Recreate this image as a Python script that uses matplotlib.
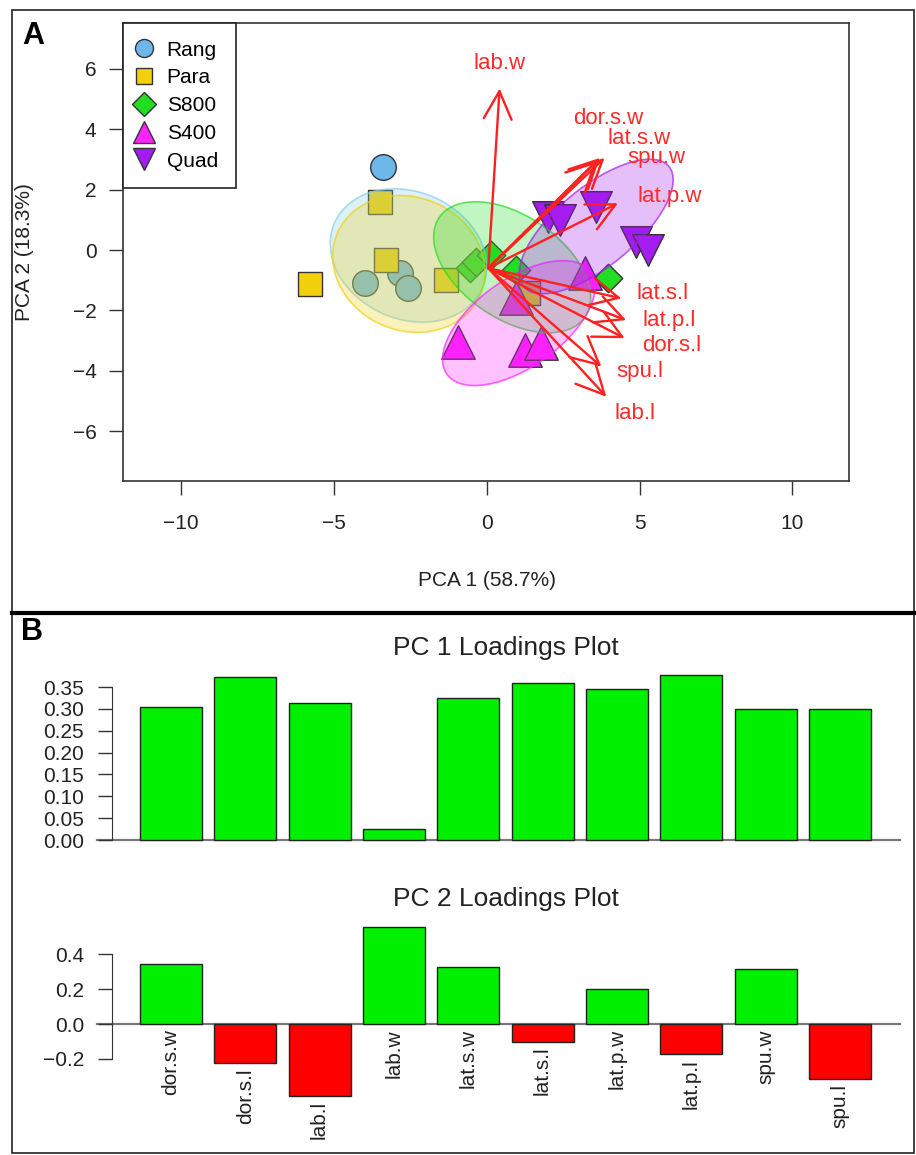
import numpy as np
import matplotlib
matplotlib.use("Agg")
import matplotlib.pyplot as plt
from matplotlib.patches import Ellipse, Rectangle, FancyArrowPatch
from matplotlib.lines import Line2D

plt.rcParams["font.family"] = ["Liberation Sans", "DejaVu Sans"]

#pca scores of each population
group_names = ["Rang", "Para", "S800", "S400", "Quad"]
rang_x = [-3.39, -3.99, -2.84, -2.57]
rang_y = [2.76, -1.10, -0.77, -1.27]
para_x = [-3.50, -3.28, -5.78, -1.32, 1.35]
para_y = [1.60, -0.33, -1.14, -0.99, -1.43]
s800_x = [-0.56, -0.35, 0.15, 0.97, 3.95]
s800_y = [-0.61, -0.40, -0.17, -0.66, -0.93]
s400_x = [-0.94, 1.24, 1.79, 3.20, 0.97]
s400_y = [-3.03, -3.31, -3.09, -0.77, -1.60]
quad_x = [2.00, 2.39, 3.58, 4.89, 5.27]
quad_y = [1.10, 0.99, 1.43, 0.27, 0.00]

#confidence ellipse of each population (centre, width, height, angle)
ellipse_x = [-2.56, -2.55, 0.83, 1.05, 3.58]
ellipse_y = [-0.18, -0.46, -0.57, -2.42, 0.78]
ellipse_w = [5.3, 5.1, 5.8, 5.8, 6.2]
ellipse_h = [4.2, 4.4, 3.4, 2.9, 2.6]
ellipse_angle = [-25, -25, -35, 36, 40]

#variable loadings drawn as arrows
arrow_names = ["lab.w", "dor.s.w", "lat.s.w", "spu.w", "lat.p.w",
               "lat.s.l", "lat.p.l", "dor.s.l", "spu.l", "lab.l"]
arrow_x = [0.42, 3.70, 3.85, 3.60, 4.29, 4.40, 4.56, 4.51, 3.75, 3.91]
arrow_y = [5.35, 3.05, 3.05, 2.95, 1.55, -1.60, -2.32, -2.92, -3.86, -4.86]
arrow_label_x = [0.42, 3.96, 5.00, 5.55, 5.98, 5.76, 5.98, 6.04, 5.00, 4.84]
arrow_label_y = [6.18, 4.36, 3.70, 3.05, 1.77, -1.43, -2.32, -3.15, -4.03, -5.41]
arrow_origin = (0.05, -0.60)

#loadings of the two components
loading_names = ["dor.s.w", "dor.s.l", "lab.l", "lab.w", "lat.s.w",
                 "lat.s.l", "lat.p.w", "lat.p.l", "spu.w", "spu.l"]
pc1_loadings = [0.305, 0.374, 0.314, 0.025, 0.324, 0.359, 0.345, 0.378, 0.300, 0.300]
pc2_loadings = [0.343, -0.226, -0.411, 0.559, 0.329, -0.101, 0.203, -0.174, 0.316, -0.316]

W, H = 916, 1155


def px_rect(left, top, right, bottom):
    #pixel box to figure fraction
    return [left / W, 1 - bottom / H, (right - left) / W, (bottom - top) / H]


def px(x, y):
    return x / W, 1 - y / H


def bar_axes(ax, ymin, ymax, ticks, fmt):
    ax.set_xlim(-0.252, 12.47)
    ax.set_ylim(ymin, ymax)
    for side in ["top", "right", "bottom"]:
        ax.spines[side].set_visible(False)
    ax.spines["left"].set_bounds(ticks[0], ticks[-1])
    ax.spines["left"].set_color("#333333")
    ax.set_xticks([])
    ax.set_yticks(ticks)
    ax.set_yticklabels([fmt % t for t in ticks])
    ax.tick_params(axis="y", direction="out", length=10, width=1, pad=10,
                   labelsize=15, colors="#333333", labelcolor="#222222")
    ax.plot([-0.49, 12.47], [0, 0], color="#777777", lw=1.6, clip_on=False, zorder=1)


def main():
    fig = plt.figure(figsize=(W / 100, H / 100), dpi=100)

    #panel frames
    fig.add_artist(Rectangle(px(12, 613), 902 / W, 603 / H, transform=fig.transFigure,
                             fill=False, edgecolor="#222222", lw=1.2))
    fig.add_artist(Rectangle(px(12, 1153), 902 / W, 540 / H, transform=fig.transFigure,
                             fill=False, edgecolor="#222222", lw=1.2))
    fig.add_artist(Line2D([12 / W, 914 / W], [1 - 613 / H, 1 - 613 / H],
                          transform=fig.transFigure, color="black", lw=3))

    #panel A: pca biplot
    ax = fig.add_axes(px_rect(123, 23, 849, 481))
    ax.set_xlim(-11.9, 11.85)
    ax.set_ylim(-7.65, 7.52)

    colors = ["#6cb6ea", "#f2d00c", "#22dd22", "#ff22ff", "#a41cf0"]
    fills = ["#87ceeb", "#f0d00c", "#22dd22", "#ff22ff", "#a41cf0"]
    markers = ["o", "s", "D", "^", "v"]
    sizes = [340, 300, 210, 580, 520]
    xs = [rang_x, para_x, s800_x, s400_x, quad_x]
    ys = [rang_y, para_y, s800_y, s400_y, quad_y]

    for i in range(5):
        ax.scatter(xs[i], ys[i], s=sizes[i], marker=markers[i], c=colors[i],
                   edgecolors="#333333", linewidths=1, zorder=2)

    #ellipses go over the points like in the original
    for i in range(5):
        e = Ellipse((ellipse_x[i], ellipse_y[i]), ellipse_w[i], ellipse_h[i],
                    angle=ellipse_angle[i], facecolor=fills[i], alpha=0.28,
                    edgecolor="none", zorder=3)
        ax.add_patch(e)
        e2 = Ellipse((ellipse_x[i], ellipse_y[i]), ellipse_w[i], ellipse_h[i],
                     angle=ellipse_angle[i], fill=False, edgecolor=fills[i],
                     alpha=0.7, lw=1.2, zorder=3)
        ax.add_patch(e2)

    for i in range(len(arrow_names)):
        a = FancyArrowPatch(arrow_origin, (arrow_x[i], arrow_y[i]),
                            arrowstyle="->,head_length=1.0,head_width=0.5",
                            mutation_scale=20, color="#ff2020", lw=1.7,
                            shrinkA=0, shrinkB=0, zorder=4)
        ax.add_patch(a)
        ax.text(arrow_label_x[i], arrow_label_y[i], arrow_names[i], color="#ff2a2a",
                fontsize=16, ha="center", va="center", zorder=5)

    ax.set_xticks([-10, -5, 0, 5, 10])
    ax.set_yticks([-6, -4, -2, 0, 2, 4, 6])
    ax.set_xticklabels(["\u221210", "\u22125", "0", "5", "10"])
    ax.set_yticklabels(["\u22126", "\u22124", "\u22122", "0", "2", "4", "6"])
    ax.tick_params(axis="x", direction="out", length=10, width=1, pad=14,
                   labelsize=15, colors="#333333", labelcolor="#222222")
    ax.tick_params(axis="y", direction="out", length=10, width=1, pad=9,
                   labelsize=15, colors="#333333", labelcolor="#222222")
    for s in ax.spines.values():
        s.set_color("#333333")
        s.set_linewidth(1.2)

    handles = [Line2D([], [], marker=markers[i], color="none", markerfacecolor=colors[i],
                      markeredgecolor="#333333", markersize=[13, 11, 12, 16, 16][i])
               for i in range(5)]
    leg = ax.legend(handles, group_names, loc="upper left", bbox_to_anchor=(0, 1),
                    borderaxespad=0, fancybox=False, edgecolor="#222222", framealpha=1,
                    fontsize=15, handlelength=0.3, handletextpad=0.95, labelspacing=0.42,
                    borderpad=0.85)
    leg.get_frame().set_linewidth(1.2)
    leg.set_zorder(6)

    fig.text(*px(25, 252), "PCA 2 (18.3%)", rotation=90, ha="center", va="center",
             fontsize=15, color="#222222")
    fig.text(*px(487, 580), "PCA 1 (58.7%)", ha="center", va="center",
             fontsize=15, color="#222222")
    fig.text(*px(33, 36), "A", ha="center", va="center", fontsize=22,
             fontweight="heavy")

    #panel B: loadings bar plots
    pos = 0.7 + 1.2 * np.arange(len(loading_names))

    ax1 = fig.add_axes(px_rect(112, 668.3, 900, 846.6))
    bar_axes(ax1, -0.015, 0.393, [0.0, 0.05, 0.10, 0.15, 0.20, 0.25, 0.30, 0.35], "%.2f")
    ax1.bar(pos, pc1_loadings, width=1.0, color="#00f000", edgecolor="#222222",
            lw=1, zorder=2)

    ax2 = fig.add_axes(px_rect(112, 920, 900, 1102.3))
    bar_axes(ax2, -0.45, 0.598, [-0.2, 0.0, 0.2, 0.4], "%.1f")
    ax2.set_yticklabels(["\u22120.2", "0.0", "0.2", "0.4"])
    pc2_colors = ["#00f000" if v > 0 else "#ff0000" for v in pc2_loadings]
    ax2.bar(pos, pc2_loadings, width=1.0, color=pc2_colors, edgecolor="#222222",
            lw=1, zorder=2)
    for x, v, name in zip(pos, pc2_loadings, loading_names):
        ax2.text(x, min(0, v) - 0.03, name, rotation=90, ha="center", va="top",
                 fontsize=15, color="#222222", clip_on=False)

    fig.text(*px(506, 648), "PC 1 Loadings Plot", ha="center", va="center",
             fontsize=19, color="#222222")
    fig.text(*px(506, 899), "PC 2 Loadings Plot", ha="center", va="center",
             fontsize=19, color="#222222")
    fig.text(*px(32, 632), "B", ha="center", va="center", fontsize=22,
             fontweight="heavy")

    fig.savefig("out.png", dpi=100)


if __name__ == "__main__":
    main()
------------
Exercise objective: Your task is to reproduce exactly the lines from the start of the data above through the line containing "from matplotlib.lines import Line2D", leaving every picture out.

Task result:
Recreate this image as a Python script that uses matplotlib.
import numpy as np
import matplotlib
matplotlib.use("Agg")
import matplotlib.pyplot as plt
from matplotlib.patches import Ellipse, Rectangle, FancyArrowPatch
from matplotlib.lines import Line2D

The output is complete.